Similarly, proteins from animal origin are highly digestible and give us all the essential amino acids. Proteins from plants are much more sustainable to produce, but they are less digestible and do not contain all essential amino acids, and their processing also requires more resources. Therefore we study the use of resources in this complete chain, from agricultural raw materials, via ingredient and food processing, preparation by the consumer, and the digestive process, to find out how to optimise this complete chain. From this, we strive to understand how to fulfil our nutritional and sensory needs in the most efficient way, with respect to all resources at the same time: raw materials, water, energy, auxiliary chemicals, etcetera.

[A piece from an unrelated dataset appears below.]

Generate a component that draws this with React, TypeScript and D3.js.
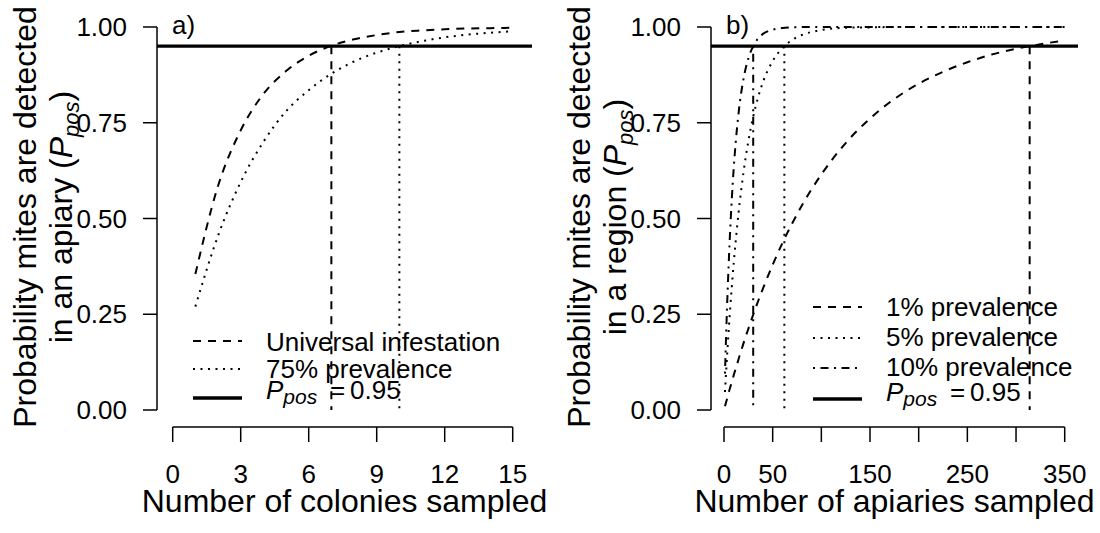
import React from 'react';
import * as d3 from 'd3';

// panel a) colonies sampled
const colonies = [1, 2, 3, 4, 5, 6, 7, 8, 9, 10, 11, 12, 13, 14, 15];
const pUniversal = [0.355, 0.585, 0.73, 0.825, 0.885, 0.925, 0.951, 0.968, 0.979, 0.987, 0.991, 0.994, 0.996, 0.997, 0.998];
const p75 = [0.27, 0.455, 0.595, 0.7, 0.78, 0.835, 0.878, 0.91, 0.933, 0.95, 0.963, 0.973, 0.98, 0.985, 0.989];
const crossA = [7, 10];

// panel b) apiaries sampled
const apiaries = [1, 2, 3, 4, 5, 6, 8, 10, 12, 15, 20, 25, 30, 35, 40, 50, 60, 70, 80, 100, 125, 150, 175, 200, 225, 250, 275, 300, 325, 350];
const p1 = [0.0095, 0.019, 0.028, 0.037, 0.047, 0.056, 0.073, 0.091, 0.108, 0.133, 0.174, 0.212, 0.249, 0.284, 0.317, 0.379, 0.436, 0.487, 0.534, 0.615, 0.697, 0.761, 0.812, 0.852, 0.883, 0.908, 0.928, 0.943, 0.955, 0.965];
const p5 = [0.047, 0.092, 0.135, 0.176, 0.215, 0.252, 0.321, 0.384, 0.44, 0.516, 0.62, 0.702, 0.766, 0.816, 0.856, 0.911, 0.945, 0.966, 0.979, 0.992, 0.998, 0.999, 1, 1, 1, 1, 1, 1, 1, 1];
const p10 = [0.095, 0.181, 0.259, 0.329, 0.393, 0.451, 0.55, 0.632, 0.698, 0.776, 0.864, 0.918, 0.95, 0.97, 0.982, 0.993, 0.9975, 0.999, 1, 1, 1, 1, 1, 1, 1, 1, 1, 1, 1, 1];
const crossB = [314, 62, 30];

const yTicks = [0, 0.25, 0.5, 0.75, 1];
const xTicksA = [0, 3, 6, 9, 12, 15];
const xTicksB = [0, 50, 100, 150, 200, 250, 300, 350];
const xLabelsB = [0, 50, 150, 250, 350];
const threshold = 0.95;

const font = "'Liberation Sans', Arial, Helvetica, sans-serif";
const DASH = '8 7';
const DOT = '2 5.5';
const DASHDOT = '2 5.5 8 5.5';

const y = d3.scaleLinear().domain([0, 1]).range([410, 27]);

type Series = { xs: number[]; ys: number[]; dash: string };

function Panel(props: {
  x: d3.ScaleLinear<number, number>;
  left: number;
  right: number;
  series: Series[];
  cross: number[];
  xTicks: number[];
  xLabels: number[];
  tag: string;
  ylab2: string;
  xlab: string;
  legend: { label: string; dash: string; base: number; line: number }[];
  pos: { line: number; base: number };
  legX: number;
}) {
  const { x, left, right, series, cross, xTicks, xLabels, tag, ylab2, xlab, legend, pos, legX } = props;
  const axisX = left;
  const axisY = 427;
  const mid = (left + right) / 2;
  return (
    <g>
      {/* y axis */}
      <line x1={axisX} x2={axisX} y1={y(0)} y2={y(1)} stroke="#000" strokeWidth={1.5} />
      {yTicks.map(t => (
        <g key={t}>
          <line x1={axisX - 14} x2={axisX} y1={y(t)} y2={y(t)} stroke="#000" strokeWidth={1.5} />
          <text x={axisX - 30} y={y(t) + 9} textAnchor="end" fontSize={26}>{t.toFixed(2)}</text>
        </g>
      ))}
      {/* x axis */}
      <line x1={x(xTicks[0])} x2={x(xTicks[xTicks.length - 1])} y1={axisY} y2={axisY} stroke="#000" strokeWidth={1.5} />
      {xTicks.map(t => (
        <line key={t} x1={x(t)} x2={x(t)} y1={axisY} y2={axisY + 15} stroke="#000" strokeWidth={1.5} />
      ))}
      {xLabels.map(t => (
        <text key={t} x={x(t)} y={483} textAnchor="middle" fontSize={26}>{t}</text>
      ))}
      <text x={mid} y={512} textAnchor="middle" fontSize={32}>{xlab}</text>
      {/* y title */}
      <text transform={`translate(${axisX - 121},217) rotate(-90)`} textAnchor="middle" fontSize={32}>
        Probability mites are detected
      </text>
      <text transform={`translate(${axisX - 85},217) rotate(-90)`} textAnchor="middle" fontSize={32}>
        {ylab2}(<tspan fontStyle="italic">P</tspan>
        <tspan fontStyle="italic" fontSize={22} dy={7}>pos</tspan>
        <tspan dy={-7}>)</tspan>
      </text>
      <text x={left + 15} y={34} fontSize={26}>{tag}</text>
      {/* threshold */}
      <line x1={left} x2={right} y1={y(threshold)} y2={y(threshold)} stroke="#000" strokeWidth={3.4} />
      {/* curves */}
      {series.map((s, i) => {
        const path = d3.line<number>()
          .x((_, j) => x(s.xs[j]))
          .y(d => y(d))
          .curve(d3.curveMonotoneX)(s.ys);
        return <path key={i} d={path || ''} fill="none" stroke="#000" strokeWidth={2} strokeDasharray={s.dash} />;
      })}
      {cross.map((c, i) => (
        <line key={i} x1={x(c)} x2={x(c)} y1={y(threshold)} y2={y(0)} stroke="#000" strokeWidth={2} strokeDasharray={series[i].dash} />
      ))}
      {/* legend */}
      {legend.map((l, i) => (
        <g key={i}>
          <line x1={legX} x2={legX + 49} y1={l.line} y2={l.line} stroke="#000" strokeWidth={2} strokeDasharray={l.dash} />
          <text x={legX + 73} y={l.base} fontSize={26}>{l.label}</text>
        </g>
      ))}
      <line x1={legX} x2={legX + 49} y1={pos.line} y2={pos.line} stroke="#000" strokeWidth={3.4} />
      <text x={legX + 73} y={pos.base} fontSize={26}>
        <tspan fontStyle="italic">P</tspan>
        <tspan fontStyle="italic" fontSize={21} dy={5}>pos</tspan>
      </text>
      <text x={legX + 137} y={pos.base} fontSize={26}>=</text>
      <text x={legX + 157} y={pos.base} fontSize={26}>0.95</text>
    </g>
  );
}

export default function App() {
  const xA = d3.scaleLinear().domain([0, 15]).range([172.7, 512.7]);
  const xB = d3.scaleLinear().domain([0, 350]).range([724, 1064.7]);
  return (
    <div style={{ position: 'fixed', left: 0, top: 0 }}>
      <svg width={1100} height={533} fontFamily={font} style={{ display: 'block', background: '#fff' }}>
        <Panel
          x={xA}
          left={157}
          right={532}
          series={[
            { xs: colonies, ys: pUniversal, dash: DASH },
            { xs: colonies, ys: p75, dash: DOT },
          ]}
          cross={crossA}
          xTicks={xTicksA}
          xLabels={xTicksA}
          tag="a)"
          ylab2="in an apiary "
          xlab="Number of colonies sampled"
          legend={[
            { label: 'Universal infestation', dash: DASH, line: 341, base: 350.5 },
            { label: '75% prevalence', dash: DOT, line: 369, base: 377.5 },
          ]}
          pos={{ line: 398, base: 399 }}
          legX={193}
        />
        <Panel
          x={xB}
          left={711}
          right={1078}
          series={[
            { xs: apiaries, ys: p1, dash: DASH },
            { xs: apiaries, ys: p5, dash: DOT },
            { xs: apiaries, ys: p10, dash: DASHDOT },
          ]}
          cross={crossB}
          xTicks={xTicksB}
          xLabels={xLabelsB}
          tag="b)"
          ylab2="in a region "
          xlab="Number of apiaries sampled"
          legend={[
            { label: '1% prevalence', dash: DASH, line: 307, base: 316 },
            { label: '5% prevalence', dash: DOT, line: 338, base: 346 },
            { label: '10% prevalence', dash: DASHDOT, line: 368, base: 375.5 },
          ]}
          pos={{ line: 399, base: 401 }}
          legX={813}
        />
      </svg>
    </div>
  );
}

During extraction and food processing, proteins can be modified in multiple ways. Physical modifications (for example thermal treatment) and chemical modifications (for example ingredient interactions) can not only influence each other, but also significantly affect the structural properties and functionality of proteins. Such process-induced modifications are common-place but highly complex. But once understood in detail, they represent a new possibility for the targeted functionalization of proteins during extraction or processing in food. Since every raw material differs in composition and structure, the possibilities for explorations are vast and the outcome has great potential:

Protein functionalization enhances and broadens the functionality of existing protein sources and thus their effectivity, while it can also be used to upgrade and recover proteins from waste-streams. Ultimately, this makes an important contribution to meeting the high global demand for sustainable protein sources.

Focus

Our group studies the separation principles, including the molecular interactions and molecular modifications of proteins during processing, and their consequences for the functionality of the ingredient and final food product (Figure 1). Emphasis will be on protein-protein interactions and interactions of proteins with other components (such as flavours and phenolic components), in relation to the component’s environment such as the presence of interfaces, and/or within a food matrix (emulsion, foam or gel).

The last half century, we have witnessed an enormous change in our diets, resulting in a rapid increase in diet-related diseases. In this research theme, we want to gain fundamental insights in the role of food processing and a food’s structure therein. 

We study how foods with different degree of processing/structuring are being digested and metabolized through a combination of miniaturization and simulated digestion experiments, with a special focus on structural degradation rate. Besides, we are developing purpose-designed foods and encapsulation systems to generate health effects, like appetite control and a healthy gut microbiota.